> Data shown:
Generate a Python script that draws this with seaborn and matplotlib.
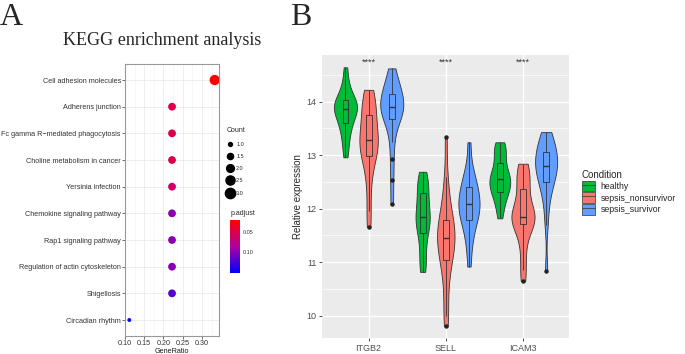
import numpy as np
import pandas as pd
import matplotlib
import matplotlib.pyplot as plt
from matplotlib.colors import LinearSegmentedColormap, Normalize
from matplotlib.lines import Line2D
from matplotlib.patches import Patch
from matplotlib.ticker import MultipleLocator
import seaborn as sns

# ---------------- Panel A data (KEGG enrichment) ----------------
pathways = ["Cell adhesion molecules", "Adherens junction", "Fc gamma R\u2212mediated phagocytosis",
            "Choline metabolism in cancer", "Yersinia infection", "Chemokine signaling pathway",
            "Rap1 signaling pathway", "Regulation of actin cytoskeleton", "Shigellosis", "Circadian rhythm"]
gene_ratio = [3 / 9, 2 / 9, 2 / 9, 2 / 9, 2 / 9, 2 / 9, 2 / 9, 2 / 9, 2 / 9, 1 / 9]
counts = [3, 2, 2, 2, 2, 2, 2, 2, 2, 1]
p_adjust = [0.0205, 0.050, 0.050, 0.052, 0.062, 0.098, 0.098, 0.100, 0.118, 0.150]
count_legend = [1.0, 1.5, 2.0, 2.5, 3.0]

# ---------------- Panel B data (expression per gene / condition) ----------------
genes = ["ITGB2", "SELL", "ICAM3"]
conditions = ["healthy", "sepsis_nonsurvivor", "sepsis_survivor"]

itgb2_healthy = [12.96, 13.15, 13.30, 13.42, 13.52, 13.60, 13.66, 13.72, 13.77, 13.82, 13.86,
                 13.89, 13.92, 13.95, 13.99, 14.03, 14.08, 14.15, 14.25, 14.40, 14.64]
itgb2_nonsurv = [11.66, 11.95, 12.35, 12.65, 12.85, 12.98, 13.05, 13.12, 13.18, 13.23, 13.28,
                 13.36, 13.45, 13.55, 13.65, 13.75, 13.85, 13.95, 14.05, 14.15, 14.22]
itgb2_surv = [12.08, 12.54, 12.92, 13.25, 13.50, 13.68, 13.73, 13.77, 13.81, 13.85, 13.89,
              13.93, 13.98, 14.03, 14.08, 14.14, 14.20, 14.28, 14.36, 14.46, 14.62]
sell_healthy = [10.82, 10.90, 11.05, 11.22, 11.40, 11.54, 11.62, 11.70, 11.76, 11.81, 11.85,
                11.92, 12.00, 12.08, 12.18, 12.29, 12.37, 12.45, 12.53, 12.61, 12.69]
sell_nonsurv = [9.81, 10.00, 10.35, 10.70, 10.90, 11.05, 11.15, 11.23, 11.31, 11.39, 11.46,
                11.52, 11.58, 11.64, 11.71, 11.79, 11.92, 12.08, 12.30, 12.60, 13.33]
sell_surv = [10.92, 11.25, 11.45, 11.60, 11.71, 11.79, 11.86, 11.92, 11.98, 12.03, 12.08,
             12.14, 12.20, 12.26, 12.33, 12.40, 12.47, 12.55, 12.66, 12.85, 13.24]
icam3_healthy = [11.82, 11.98, 12.10, 12.20, 12.27, 12.32, 12.37, 12.42, 12.46, 12.51, 12.55,
                 12.59, 12.63, 12.68, 12.75, 12.85, 12.95, 13.04, 13.12, 13.19, 13.24]
icam3_nonsurv = [10.65, 10.85, 11.15, 11.40, 11.60, 11.71, 11.75, 11.79, 11.82, 11.84, 11.85,
                 11.90, 11.98, 12.08, 12.22, 12.36, 12.48, 12.58, 12.68, 12.77, 12.84]
icam3_surv = [10.84, 11.70, 12.05, 12.25, 12.40, 12.49, 12.56, 12.63, 12.69, 12.75, 12.80,
              12.85, 12.90, 12.95, 13.00, 13.05, 13.12, 13.20, 13.28, 13.36, 13.43]
signif = ["****", "****", "****"]
signif_y = 14.74

groups = {
    ("ITGB2", "healthy"): itgb2_healthy, ("ITGB2", "sepsis_nonsurvivor"): itgb2_nonsurv,
    ("ITGB2", "sepsis_survivor"): itgb2_surv,
    ("SELL", "healthy"): sell_healthy, ("SELL", "sepsis_nonsurvivor"): sell_nonsurv,
    ("SELL", "sepsis_survivor"): sell_surv,
    ("ICAM3", "healthy"): icam3_healthy, ("ICAM3", "sepsis_nonsurvivor"): icam3_nonsurv,
    ("ICAM3", "sepsis_survivor"): icam3_surv,
}
rows = [(g, c, v) for (g, c), vals in groups.items() for v in vals]
expr = pd.DataFrame(rows, columns=["gene", "Condition", "value"])

kegg = pd.DataFrame({"Description": pathways, "GeneRatio": gene_ratio,
                     "Count": counts, "p.adjust": p_adjust})

# ---------------- style ----------------
sns.set_style("ticks")
plt.rcParams["font.family"] = ["Liberation Sans", "DejaVu Sans"]
serif = ["Liberation Serif", "DejaVu Serif"]

cond_colors = {"healthy": "#00BA38", "sepsis_nonsurvivor": "#F8766D", "sepsis_survivor": "#619CFF"}
cmap = LinearSegmentedColormap.from_list("padj", ["#FF0000", "#B0009E", "#0000FF"])
norm = Normalize(min(p_adjust), max(p_adjust))
size_range = (8, 55)

fig = plt.figure(figsize=(6.85, 3.54), dpi=100)

# ---------------- Panel A ----------------
axA = fig.add_axes([0.1825, 0.0508, 0.1372, 0.7684])
sns.scatterplot(data=kegg, x="GeneRatio", y="Description", hue="p.adjust", size="Count",
                palette=cmap, hue_norm=norm, sizes=size_range, size_norm=(1, 3),
                linewidth=0, legend=False, ax=axA, zorder=3)
axA.set_xlim(0.0999, 0.3444)
axA.set_ylim(len(pathways) - 0.4, -0.6)
axA.xaxis.set_minor_locator(MultipleLocator(0.025))
axA.set_xticks([0.10, 0.15, 0.20, 0.25, 0.30])
axA.set_xticklabels(["0.10", "0.15", "0.20", "0.25", "0.30"])
axA.grid(True, which="major", color="#EBEBEB", lw=0.6)
axA.grid(True, which="minor", axis="x", color="#F2F2F2", lw=0.4)
axA.set_axisbelow(True)
for s in axA.spines.values():
    s.set_color("#999999")
    s.set_linewidth(0.8)
axA.tick_params(axis="both", which="major", labelsize=5.2, length=2, width=0.5,
                color="#333333", labelcolor="#333333", pad=1)
axA.tick_params(axis="x", which="minor", length=0)
axA.set_xlabel("GeneRatio", fontsize=5.2, labelpad=0.5, color="#1A1A1A")
axA.set_ylabel("")

fig.text(0.2365, 0.887, "KEGG enrichment analysis", ha="center", va="center",
         fontsize=13, family=serif)
fig.text(0.0, 0.929, "A", ha="left", va="baseline", fontsize=23, family=serif)
fig.text(0.4234, 0.929, "B", ha="left", va="baseline", fontsize=23, family=serif)

# size legend
lo, hi = size_range
size_handles = [Line2D([], [], ls="none", marker="o", color="black",
                       markersize=np.sqrt(lo + (v - 1) / 2 * (hi - lo))) for v in count_legend]
fig.legend(size_handles, [f"{v:.1f}" for v in count_legend], title="Count",
           loc="upper left", bbox_to_anchor=(0.331, 0.640), frameon=False,
           fontsize=4, title_fontsize=5, handlelength=1.2, handletextpad=0.5,
           labelspacing=1.3, borderpad=0, borderaxespad=0, alignment="left")

# colour bar for p.adjust
cax = fig.add_axes([0.3358, 0.2297, 0.0146, 0.1489])
sm = matplotlib.cm.ScalarMappable(norm=norm, cmap=cmap)
cb = fig.colorbar(sm, cax=cax)
cb.outline.set_visible(False)
cax.invert_yaxis()
cb.set_ticks([0.05, 0.10])
cb.set_ticklabels(["0.05", "0.10"])
cax.tick_params(length=0, labelsize=4, pad=2, labelcolor="#333333")
fig.text(0.3358, 0.388, "p.adjust", fontsize=5, ha="left", va="bottom")

# ---------------- Panel B ----------------
axB = fig.add_axes([0.4705, 0.0444, 0.3606, 0.8002])
sns.violinplot(data=expr, x="gene", y="value", hue="Condition", order=genes, hue_order=conditions,
               palette=cond_colors, width=0.9, cut=0, inner=None, density_norm="area",
               bw_method="silverman", bw_adjust=0.7, linewidth=0.6, linecolor="#333333",
               saturation=1, legend=False, ax=axB)
n_before = len(axB.patches)
sns.boxplot(data=expr, x="gene", y="value", hue="Condition", order=genes, hue_order=conditions,
            palette=cond_colors, width=0.9, gap=0.75, linewidth=0.6, linecolor="#333333",
            saturation=1, legend=False, ax=axB,
            medianprops=dict(color="#333333", linewidth=1.0),
            capprops=dict(linewidth=0),
            flierprops=dict(marker="o", markersize=2.2, markerfacecolor="#222222",
                            markeredgecolor="#222222"))
for p in axB.patches[n_before:]:
    p.set_facecolor("none")

for i, lab in enumerate(signif):
    axB.text(i, signif_y, lab, ha="center", va="center", fontsize=6.5, color="#333333")

axB.set_xlim(-0.6, 2.6)
axB.set_ylim(9.58, 14.87)
axB.set_facecolor("#EBEBEB")
axB.yaxis.set_major_locator(MultipleLocator(1))
axB.yaxis.set_minor_locator(MultipleLocator(0.5))
axB.grid(True, which="major", color="white", lw=1.0)
axB.grid(True, which="minor", axis="y", color="white", lw=0.5)
axB.set_axisbelow(True)
for s in axB.spines.values():
    s.set_visible(False)
axB.tick_params(axis="both", which="major", labelsize=6.5, length=2.5, width=0.6,
                color="#333333", labelcolor="#4D4D4D", pad=1.5)
axB.tick_params(axis="y", which="minor", length=0)
axB.set_xlabel("")
axB.set_ylabel("Relative expression", fontsize=7, labelpad=3)

cond_handles = [(Patch(facecolor=cond_colors[c], edgecolor="#333333", linewidth=0.5),
                 Line2D([], [], color="#333333", lw=0.5)) for c in conditions]
fig.legend(cond_handles, conditions, title="Condition", loc="upper left",
           bbox_to_anchor=(0.849, 0.520), frameon=False, fontsize=6.3, title_fontsize=7,
           handlelength=1.5, handleheight=1.5, handletextpad=0.7, labelspacing=0.1,
           borderpad=0, borderaxespad=0, alignment="left")

fig.savefig("out.png", dpi=100)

> Requirement: Restate only the lines running from the start of the material above through the line containing "import seaborn as sns", ends included. No pictures.

> Response for this exercise:
Generate a Python script that draws this with seaborn and matplotlib.
import numpy as np
import pandas as pd
import matplotlib
import matplotlib.pyplot as plt
from matplotlib.colors import LinearSegmentedColormap, Normalize
from matplotlib.lines import Line2D
from matplotlib.patches import Patch
from matplotlib.ticker import MultipleLocator
import seaborn as sns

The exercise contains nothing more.